Malas? Iya, tentu saja. Sebagai manusia kekinian, alih-alih segera beranjak menyapa air, jari-jemarj saya malah sibuk melihat timeline dari sebuah aplikasi ternama, karya seorang anak manusia fesbuk namanya.
Ada bagian dari diri yang menolak untuk taat, untuk apa, sesuatu yang tidak bisa dilihat, tetapi bisa dirasa, atau memaksakan untuk mengakui "aku bisa merasakannya". Allah itu dimana? Ataukah ketaatan ini sebagai bentuk ketakutan? Akan alam kubur? Yang gelap, lembab, dingin, sendiri? Karena pada kenyataannya saya yang sekeping ini penakut sekali.
Apapun itu, aku harus bangun, beranjak pergi, menyapa air pagi. Sebelum sesal itu datang, kemudian pergi dan tidak dapat diganti. Karena sesuatu yang sudah pergi, tak dapat kembali. Apakah itu? Waktu yang kita lewatkan dan kematian.
Ada bagian dari diri yang selalu merasa menyesal ketika setiap waktu itu pergi begitu saja, karena menurut ku, kepergiannya itu tak bermakna, sia-sia.
Merasakan angin dingin, sejuk, khas menjelang shubuh tiba. Entah darimana hembusan angin itu datangnya. Sayup-sayup, perasaan ini entah disebut apa. Meletup-letup, bahagia, aku berhasil mengalahkanmu egoku.
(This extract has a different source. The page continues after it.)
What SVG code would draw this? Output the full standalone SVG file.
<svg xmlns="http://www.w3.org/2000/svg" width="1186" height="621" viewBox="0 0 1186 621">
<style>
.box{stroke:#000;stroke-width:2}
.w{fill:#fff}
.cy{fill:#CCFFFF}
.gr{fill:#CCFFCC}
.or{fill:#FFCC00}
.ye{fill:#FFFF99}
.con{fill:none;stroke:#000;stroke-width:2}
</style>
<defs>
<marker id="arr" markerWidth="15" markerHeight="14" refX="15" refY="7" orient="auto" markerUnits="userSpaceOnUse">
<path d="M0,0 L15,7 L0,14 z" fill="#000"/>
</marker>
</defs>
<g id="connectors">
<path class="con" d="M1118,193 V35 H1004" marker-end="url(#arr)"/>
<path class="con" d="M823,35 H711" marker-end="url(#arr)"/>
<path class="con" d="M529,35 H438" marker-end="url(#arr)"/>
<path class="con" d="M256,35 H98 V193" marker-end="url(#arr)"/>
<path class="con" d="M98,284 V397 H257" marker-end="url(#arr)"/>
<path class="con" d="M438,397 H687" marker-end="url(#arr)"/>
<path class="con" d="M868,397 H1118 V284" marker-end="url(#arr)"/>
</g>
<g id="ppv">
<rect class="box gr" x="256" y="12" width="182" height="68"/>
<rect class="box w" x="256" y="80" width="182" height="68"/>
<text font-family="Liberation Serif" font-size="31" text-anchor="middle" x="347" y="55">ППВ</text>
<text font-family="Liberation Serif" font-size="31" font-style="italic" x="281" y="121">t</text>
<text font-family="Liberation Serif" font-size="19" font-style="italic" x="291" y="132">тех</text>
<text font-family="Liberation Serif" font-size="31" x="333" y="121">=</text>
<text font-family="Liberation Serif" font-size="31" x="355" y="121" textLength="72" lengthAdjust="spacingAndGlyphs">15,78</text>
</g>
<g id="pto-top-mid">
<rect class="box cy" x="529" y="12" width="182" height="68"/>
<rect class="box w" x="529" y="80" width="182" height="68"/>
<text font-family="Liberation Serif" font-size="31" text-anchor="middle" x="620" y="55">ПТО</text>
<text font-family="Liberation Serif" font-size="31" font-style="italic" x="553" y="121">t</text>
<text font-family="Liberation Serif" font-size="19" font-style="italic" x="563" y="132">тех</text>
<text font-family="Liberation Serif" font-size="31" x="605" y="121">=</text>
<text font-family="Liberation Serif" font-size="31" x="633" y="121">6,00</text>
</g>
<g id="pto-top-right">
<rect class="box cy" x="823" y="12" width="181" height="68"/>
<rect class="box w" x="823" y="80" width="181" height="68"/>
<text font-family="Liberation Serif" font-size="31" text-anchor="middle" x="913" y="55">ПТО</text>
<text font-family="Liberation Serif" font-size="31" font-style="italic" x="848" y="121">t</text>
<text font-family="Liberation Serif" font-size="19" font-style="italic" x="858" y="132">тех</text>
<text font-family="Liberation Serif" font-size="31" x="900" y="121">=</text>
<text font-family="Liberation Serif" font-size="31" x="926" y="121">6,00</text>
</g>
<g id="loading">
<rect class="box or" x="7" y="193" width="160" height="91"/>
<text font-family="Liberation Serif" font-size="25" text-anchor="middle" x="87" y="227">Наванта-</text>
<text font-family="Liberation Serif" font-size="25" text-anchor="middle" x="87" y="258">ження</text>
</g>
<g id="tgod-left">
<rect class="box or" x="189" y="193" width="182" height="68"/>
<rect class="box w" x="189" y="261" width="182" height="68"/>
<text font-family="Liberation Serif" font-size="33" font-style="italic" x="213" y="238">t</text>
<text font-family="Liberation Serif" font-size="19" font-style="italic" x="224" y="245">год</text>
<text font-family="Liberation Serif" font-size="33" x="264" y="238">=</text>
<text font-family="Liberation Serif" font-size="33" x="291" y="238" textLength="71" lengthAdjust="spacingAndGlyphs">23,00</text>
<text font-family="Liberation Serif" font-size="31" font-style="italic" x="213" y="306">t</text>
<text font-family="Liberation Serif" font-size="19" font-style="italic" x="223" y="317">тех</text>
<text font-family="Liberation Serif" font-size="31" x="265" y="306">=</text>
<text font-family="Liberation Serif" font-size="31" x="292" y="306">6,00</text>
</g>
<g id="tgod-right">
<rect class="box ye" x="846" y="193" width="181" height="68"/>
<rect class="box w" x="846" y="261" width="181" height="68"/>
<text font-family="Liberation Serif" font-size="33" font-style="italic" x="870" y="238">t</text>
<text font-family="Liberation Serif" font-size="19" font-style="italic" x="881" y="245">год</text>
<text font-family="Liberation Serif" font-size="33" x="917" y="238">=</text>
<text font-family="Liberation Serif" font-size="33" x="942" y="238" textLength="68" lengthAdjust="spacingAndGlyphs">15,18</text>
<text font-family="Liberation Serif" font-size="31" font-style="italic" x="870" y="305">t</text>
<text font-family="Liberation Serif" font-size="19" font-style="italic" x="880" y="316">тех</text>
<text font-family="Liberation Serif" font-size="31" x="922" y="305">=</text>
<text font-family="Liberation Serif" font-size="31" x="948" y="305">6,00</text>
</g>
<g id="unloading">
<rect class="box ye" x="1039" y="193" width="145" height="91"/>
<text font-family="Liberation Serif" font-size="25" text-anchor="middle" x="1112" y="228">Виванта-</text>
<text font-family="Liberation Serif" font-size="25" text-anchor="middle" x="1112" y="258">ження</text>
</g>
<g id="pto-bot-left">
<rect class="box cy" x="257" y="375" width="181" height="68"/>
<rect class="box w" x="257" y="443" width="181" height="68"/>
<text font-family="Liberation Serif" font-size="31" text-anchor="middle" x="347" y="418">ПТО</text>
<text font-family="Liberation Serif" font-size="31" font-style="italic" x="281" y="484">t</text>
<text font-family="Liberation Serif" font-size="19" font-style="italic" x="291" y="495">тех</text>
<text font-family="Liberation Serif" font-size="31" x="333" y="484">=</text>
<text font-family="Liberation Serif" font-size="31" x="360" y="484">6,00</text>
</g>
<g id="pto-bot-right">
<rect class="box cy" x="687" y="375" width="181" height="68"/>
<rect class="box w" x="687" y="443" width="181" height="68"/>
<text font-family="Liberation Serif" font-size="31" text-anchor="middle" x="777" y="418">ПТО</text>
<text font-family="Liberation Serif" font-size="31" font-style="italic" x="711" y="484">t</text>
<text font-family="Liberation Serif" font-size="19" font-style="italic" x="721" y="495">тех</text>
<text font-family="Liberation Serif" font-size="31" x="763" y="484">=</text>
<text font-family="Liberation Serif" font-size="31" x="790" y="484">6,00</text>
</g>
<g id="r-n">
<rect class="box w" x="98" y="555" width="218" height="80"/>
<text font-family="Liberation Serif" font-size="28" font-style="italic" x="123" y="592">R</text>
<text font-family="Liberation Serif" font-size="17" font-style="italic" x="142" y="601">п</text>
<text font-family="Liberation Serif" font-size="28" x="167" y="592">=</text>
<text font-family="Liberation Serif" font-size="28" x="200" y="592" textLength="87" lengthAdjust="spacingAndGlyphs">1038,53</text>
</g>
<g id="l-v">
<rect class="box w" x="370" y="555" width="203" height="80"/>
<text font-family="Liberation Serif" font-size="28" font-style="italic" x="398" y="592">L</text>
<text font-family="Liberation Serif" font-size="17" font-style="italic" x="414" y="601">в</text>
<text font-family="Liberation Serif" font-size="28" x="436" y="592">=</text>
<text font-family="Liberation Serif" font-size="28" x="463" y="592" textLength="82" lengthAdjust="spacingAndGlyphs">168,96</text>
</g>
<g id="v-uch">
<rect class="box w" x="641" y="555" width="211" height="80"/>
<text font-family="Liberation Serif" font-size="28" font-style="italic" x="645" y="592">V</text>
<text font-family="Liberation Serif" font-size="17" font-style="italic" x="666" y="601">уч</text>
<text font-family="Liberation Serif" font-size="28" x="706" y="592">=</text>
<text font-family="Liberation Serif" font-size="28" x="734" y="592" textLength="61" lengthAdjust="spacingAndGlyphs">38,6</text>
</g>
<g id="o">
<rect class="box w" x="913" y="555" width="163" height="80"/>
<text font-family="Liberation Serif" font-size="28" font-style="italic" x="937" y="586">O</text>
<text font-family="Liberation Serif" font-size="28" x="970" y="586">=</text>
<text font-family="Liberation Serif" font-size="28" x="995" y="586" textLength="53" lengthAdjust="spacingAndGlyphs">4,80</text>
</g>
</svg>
Tunggu, aku ini bicara apa? Tentang apa? Tentang enggannya meminta, bersujud dan menghamba, setelah apa yang diharapkan, setelah apa yang tak disangka, tak diminta, ternyata dikabulkan.
Menghela nafas panjang
Aku ingin berjumpa, tapi perjumpaan itu bolehkah aku menangguhkannya? Meskipun hak atas panjang atau singkatnya usia seorang anak manusia, Dia yang menentukan.